**Short exercise:**
Take the material below and retype it in full; pictures are left out.

**Dataset excerpt:**
** Start **
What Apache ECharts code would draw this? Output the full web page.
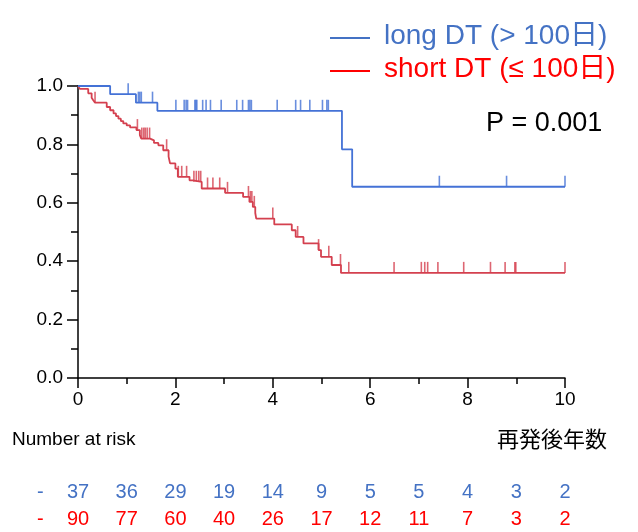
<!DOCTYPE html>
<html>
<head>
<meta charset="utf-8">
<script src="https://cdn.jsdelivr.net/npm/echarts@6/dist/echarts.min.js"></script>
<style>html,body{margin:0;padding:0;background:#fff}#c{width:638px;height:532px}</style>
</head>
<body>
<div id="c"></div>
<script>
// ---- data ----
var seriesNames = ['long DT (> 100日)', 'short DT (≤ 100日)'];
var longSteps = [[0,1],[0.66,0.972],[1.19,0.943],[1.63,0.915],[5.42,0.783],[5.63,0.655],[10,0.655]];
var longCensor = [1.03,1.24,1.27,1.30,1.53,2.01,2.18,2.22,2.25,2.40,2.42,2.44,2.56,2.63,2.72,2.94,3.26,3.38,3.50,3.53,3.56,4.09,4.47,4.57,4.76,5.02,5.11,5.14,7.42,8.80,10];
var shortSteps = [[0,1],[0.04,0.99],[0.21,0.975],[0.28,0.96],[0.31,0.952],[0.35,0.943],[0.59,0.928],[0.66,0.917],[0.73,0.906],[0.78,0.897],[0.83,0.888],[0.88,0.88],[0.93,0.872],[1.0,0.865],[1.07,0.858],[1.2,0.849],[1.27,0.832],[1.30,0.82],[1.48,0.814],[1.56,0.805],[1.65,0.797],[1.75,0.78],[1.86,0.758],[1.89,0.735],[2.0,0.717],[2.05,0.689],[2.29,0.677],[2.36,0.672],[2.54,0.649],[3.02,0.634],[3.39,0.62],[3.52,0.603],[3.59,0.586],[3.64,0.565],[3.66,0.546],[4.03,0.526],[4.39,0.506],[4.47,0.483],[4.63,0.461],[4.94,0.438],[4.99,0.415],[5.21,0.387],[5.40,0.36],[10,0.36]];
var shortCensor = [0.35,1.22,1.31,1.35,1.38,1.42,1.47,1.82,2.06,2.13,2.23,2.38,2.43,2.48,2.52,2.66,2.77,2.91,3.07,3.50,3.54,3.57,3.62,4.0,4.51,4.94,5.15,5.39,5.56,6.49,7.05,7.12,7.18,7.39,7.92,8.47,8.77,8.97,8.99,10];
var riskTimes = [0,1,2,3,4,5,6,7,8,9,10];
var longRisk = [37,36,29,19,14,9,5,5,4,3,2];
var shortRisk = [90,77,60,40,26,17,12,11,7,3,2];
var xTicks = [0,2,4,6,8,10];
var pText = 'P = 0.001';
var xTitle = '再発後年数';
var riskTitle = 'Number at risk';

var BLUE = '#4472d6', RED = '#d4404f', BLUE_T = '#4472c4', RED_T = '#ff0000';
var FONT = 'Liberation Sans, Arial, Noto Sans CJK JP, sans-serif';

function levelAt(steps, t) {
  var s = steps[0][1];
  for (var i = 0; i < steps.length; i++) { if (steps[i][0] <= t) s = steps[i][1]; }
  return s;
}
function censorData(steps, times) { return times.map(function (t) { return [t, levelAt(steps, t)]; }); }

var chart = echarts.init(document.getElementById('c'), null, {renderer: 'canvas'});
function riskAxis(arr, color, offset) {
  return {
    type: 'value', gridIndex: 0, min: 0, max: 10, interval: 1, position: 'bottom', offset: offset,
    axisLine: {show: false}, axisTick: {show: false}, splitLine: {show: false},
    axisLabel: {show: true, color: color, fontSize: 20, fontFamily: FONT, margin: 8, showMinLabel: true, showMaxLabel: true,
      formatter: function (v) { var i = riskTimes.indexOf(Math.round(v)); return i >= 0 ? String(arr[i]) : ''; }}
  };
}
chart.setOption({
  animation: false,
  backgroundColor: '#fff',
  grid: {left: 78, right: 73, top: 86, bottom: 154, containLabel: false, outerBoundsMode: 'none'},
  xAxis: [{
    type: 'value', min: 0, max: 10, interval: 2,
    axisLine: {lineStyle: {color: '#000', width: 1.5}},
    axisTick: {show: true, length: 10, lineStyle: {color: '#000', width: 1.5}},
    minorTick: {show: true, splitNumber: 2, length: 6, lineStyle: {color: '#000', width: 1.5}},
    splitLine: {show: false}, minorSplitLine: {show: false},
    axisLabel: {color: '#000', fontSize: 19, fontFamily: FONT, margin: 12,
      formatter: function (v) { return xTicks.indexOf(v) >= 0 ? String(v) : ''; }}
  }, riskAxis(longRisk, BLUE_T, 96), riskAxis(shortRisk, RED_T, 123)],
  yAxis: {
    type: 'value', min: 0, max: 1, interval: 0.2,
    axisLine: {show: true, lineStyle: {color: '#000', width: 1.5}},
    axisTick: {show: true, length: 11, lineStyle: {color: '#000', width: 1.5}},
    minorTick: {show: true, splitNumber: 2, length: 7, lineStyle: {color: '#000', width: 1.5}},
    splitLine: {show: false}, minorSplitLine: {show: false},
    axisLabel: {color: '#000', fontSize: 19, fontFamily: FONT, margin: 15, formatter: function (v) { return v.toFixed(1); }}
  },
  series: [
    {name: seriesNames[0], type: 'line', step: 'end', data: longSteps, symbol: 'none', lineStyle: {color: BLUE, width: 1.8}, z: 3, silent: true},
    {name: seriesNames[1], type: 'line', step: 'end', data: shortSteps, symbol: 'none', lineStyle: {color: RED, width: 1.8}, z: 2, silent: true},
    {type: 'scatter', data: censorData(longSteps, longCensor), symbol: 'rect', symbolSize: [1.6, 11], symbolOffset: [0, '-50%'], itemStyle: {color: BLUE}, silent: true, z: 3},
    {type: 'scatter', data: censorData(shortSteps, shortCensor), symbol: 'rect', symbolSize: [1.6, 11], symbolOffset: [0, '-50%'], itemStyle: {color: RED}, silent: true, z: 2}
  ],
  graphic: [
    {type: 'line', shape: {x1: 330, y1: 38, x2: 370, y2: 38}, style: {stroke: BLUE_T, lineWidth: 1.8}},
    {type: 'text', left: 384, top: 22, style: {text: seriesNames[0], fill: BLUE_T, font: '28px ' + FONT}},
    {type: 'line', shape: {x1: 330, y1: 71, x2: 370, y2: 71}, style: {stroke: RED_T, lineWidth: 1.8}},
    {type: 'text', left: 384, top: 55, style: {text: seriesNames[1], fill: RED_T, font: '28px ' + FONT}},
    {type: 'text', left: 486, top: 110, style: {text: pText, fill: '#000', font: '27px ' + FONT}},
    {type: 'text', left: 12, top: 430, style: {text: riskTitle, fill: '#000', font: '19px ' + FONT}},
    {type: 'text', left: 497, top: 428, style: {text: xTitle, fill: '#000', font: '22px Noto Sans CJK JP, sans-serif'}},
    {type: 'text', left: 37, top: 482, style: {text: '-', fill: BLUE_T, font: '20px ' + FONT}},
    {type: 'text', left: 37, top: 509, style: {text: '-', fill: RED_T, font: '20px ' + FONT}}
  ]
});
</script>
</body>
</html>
** End **
**Output below:**
What Apache ECharts code would draw this? Output the full web page.
<!DOCTYPE html>
<html>
<head>
<meta charset="utf-8">
<script src="https://cdn.jsdelivr.net/npm/echarts@6/dist/echarts.min.js"></script>
<style>html,body{margin:0;padding:0;background:#fff}#c{width:638px;height:532px}</style>
</head>
<body>
<div id="c"></div>
<script>
// ---- data ----
var seriesNames = ['long DT (> 100日)', 'short DT (≤ 100日)'];
var longSteps = [[0,1],[0.66,0.972],[1.19,0.943],[1.63,0.915],[5.42,0.783],[5.63,0.655],[10,0.655]];
var longCensor = [1.03,1.24,1.27,1.30,1.53,2.01,2.18,2.22,2.25,2.40,2.42,2.44,2.56,2.63,2.72,2.94,3.26,3.38,3.50,3.53,3.56,4.09,4.47,4.57,4.76,5.02,5.11,5.14,7.42,8.80,10];
var shortSteps = [[0,1],[0.04,0.99],[0.21,0.975],[0.28,0.96],[0.31,0.952],[0.35,0.943],[0.59,0.928],[0.66,0.917],[0.73,0.906],[0.78,0.897],[0.83,0.888],[0.88,0.88],[0.93,0.872],[1.0,0.865],[1.07,0.858],[1.2,0.849],[1.27,0.832],[1.30,0.82],[1.48,0.814],[1.56,0.805],[1.65,0.797],[1.75,0.78],[1.86,0.758],[1.89,0.735],[2.0,0.717],[2.05,0.689],[2.29,0.677],[2.36,0.672],[2.54,0.649],[3.02,0.634],[3.39,0.62],[3.52,0.603],[3.59,0.586],[3.64,0.565],[3.66,0.546],[4.03,0.526],[4.39,0.506],[4.47,0.483],[4.63,0.461],[4.94,0.438],[4.99,0.415],[5.21,0.387],[5.40,0.36],[10,0.36]];
var shortCensor = [0.35,1.22,1.31,1.35,1.38,1.42,1.47,1.82,2.06,2.13,2.23,2.38,2.43,2.48,2.52,2.66,2.77,2.91,3.07,3.50,3.54,3.57,3.62,4.0,4.51,4.94,5.15,5.39,5.56,6.49,7.05,7.12,7.18,7.39,7.92,8.47,8.77,8.97,8.99,10];
var riskTimes = [0,1,2,3,4,5,6,7,8,9,10];
var longRisk = [37,36,29,19,14,9,5,5,4,3,2];
var shortRisk = [90,77,60,40,26,17,12,11,7,3,2];
var xTicks = [0,2,4,6,8,10];
var pText = 'P = 0.001';
var xTitle = '再発後年数';
var riskTitle = 'Number at risk';

var BLUE = '#4472d6', RED = '#d4404f', BLUE_T = '#4472c4', RED_T = '#ff0000';
var FONT = 'Liberation Sans, Arial, Noto Sans CJK JP, sans-serif';

function levelAt(steps, t) {
  var s = steps[0][1];
  for (var i = 0; i < steps.length; i++) { if (steps[i][0] <= t) s = steps[i][1]; }
  return s;
}
function censorData(steps, times) { return times.map(function (t) { return [t, levelAt(steps, t)]; }); }

var chart = echarts.init(document.getElementById('c'), null, {renderer: 'canvas'});
function riskAxis(arr, color, offset) {
  return {
    type: 'value', gridIndex: 0, min: 0, max: 10, interval: 1, position: 'bottom', offset: offset,
    axisLine: {show: false}, axisTick: {show: false}, splitLine: {show: false},
    axisLabel: {show: true, color: color, fontSize: 20, fontFamily: FONT, margin: 8, showMinLabel: true, showMaxLabel: true,
      formatter: function (v) { var i = riskTimes.indexOf(Math.round(v)); return i >= 0 ? String(arr[i]) : ''; }}
  };
}
chart.setOption({
  animation: false,
  backgroundColor: '#fff',
  grid: {left: 78, right: 73, top: 86, bottom: 154, containLabel: false, outerBoundsMode: 'none'},
  xAxis: [{
    type: 'value', min: 0, max: 10, interval: 2,
    axisLine: {lineStyle: {color: '#000', width: 1.5}},
    axisTick: {show: true, length: 10, lineStyle: {color: '#000', width: 1.5}},
    minorTick: {show: true, splitNumber: 2, length: 6, lineStyle: {color: '#000', width: 1.5}},
    splitLine: {show: false}, minorSplitLine: {show: false},
    axisLabel: {color: '#000', fontSize: 19, fontFamily: FONT, margin: 12,
      formatter: function (v) { return xTicks.indexOf(v) >= 0 ? String(v) : ''; }}
  }, riskAxis(longRisk, BLUE_T, 96), riskAxis(shortRisk, RED_T, 123)],
  yAxis: {
    type: 'value', min: 0, max: 1, interval: 0.2,
    axisLine: {show: true, lineStyle: {color: '#000', width: 1.5}},
    axisTick: {show: true, length: 11, lineStyle: {color: '#000', width: 1.5}},
    minorTick: {show: true, splitNumber: 2, length: 7, lineStyle: {color: '#000', width: 1.5}},
    splitLine: {show: false}, minorSplitLine: {show: false},
    axisLabel: {color: '#000', fontSize: 19, fontFamily: FONT, margin: 15, formatter: function (v) { return v.toFixed(1); }}
  },
  series: [
    {name: seriesNames[0], type: 'line', step: 'end', data: longSteps, symbol: 'none', lineStyle: {color: BLUE, width: 1.8}, z: 3, silent: true},
    {name: seriesNames[1], type: 'line', step: 'end', data: shortSteps, symbol: 'none', lineStyle: {color: RED, width: 1.8}, z: 2, silent: true},
    {type: 'scatter', data: censorData(longSteps, longCensor), symbol: 'rect', symbolSize: [1.6, 11], symbolOffset: [0, '-50%'], itemStyle: {color: BLUE}, silent: true, z: 3},
    {type: 'scatter', data: censorData(shortSteps, shortCensor), symbol: 'rect', symbolSize: [1.6, 11], symbolOffset: [0, '-50%'], itemStyle: {color: RED}, silent: true, z: 2}
  ],
  graphic: [
    {type: 'line', shape: {x1: 330, y1: 38, x2: 370, y2: 38}, style: {stroke: BLUE_T, lineWidth: 1.8}},
    {type: 'text', left: 384, top: 22, style: {text: seriesNames[0], fill: BLUE_T, font: '28px ' + FONT}},
    {type: 'line', shape: {x1: 330, y1: 71, x2: 370, y2: 71}, style: {stroke: RED_T, lineWidth: 1.8}},
    {type: 'text', left: 384, top: 55, style: {text: seriesNames[1], fill: RED_T, font: '28px ' + FONT}},
    {type: 'text', left: 486, top: 110, style: {text: pText, fill: '#000', font: '27px ' + FONT}},
    {type: 'text', left: 12, top: 430, style: {text: riskTitle, fill: '#000', font: '19px ' + FONT}},
    {type: 'text', left: 497, top: 428, style: {text: xTitle, fill: '#000', font: '22px Noto Sans CJK JP, sans-serif'}},
    {type: 'text', left: 37, top: 482, style: {text: '-', fill: BLUE_T, font: '20px ' + FONT}},
    {type: 'text', left: 37, top: 509, style: {text: '-', fill: RED_T, font: '20px ' + FONT}}
  ]
});
</script>
</body>
</html>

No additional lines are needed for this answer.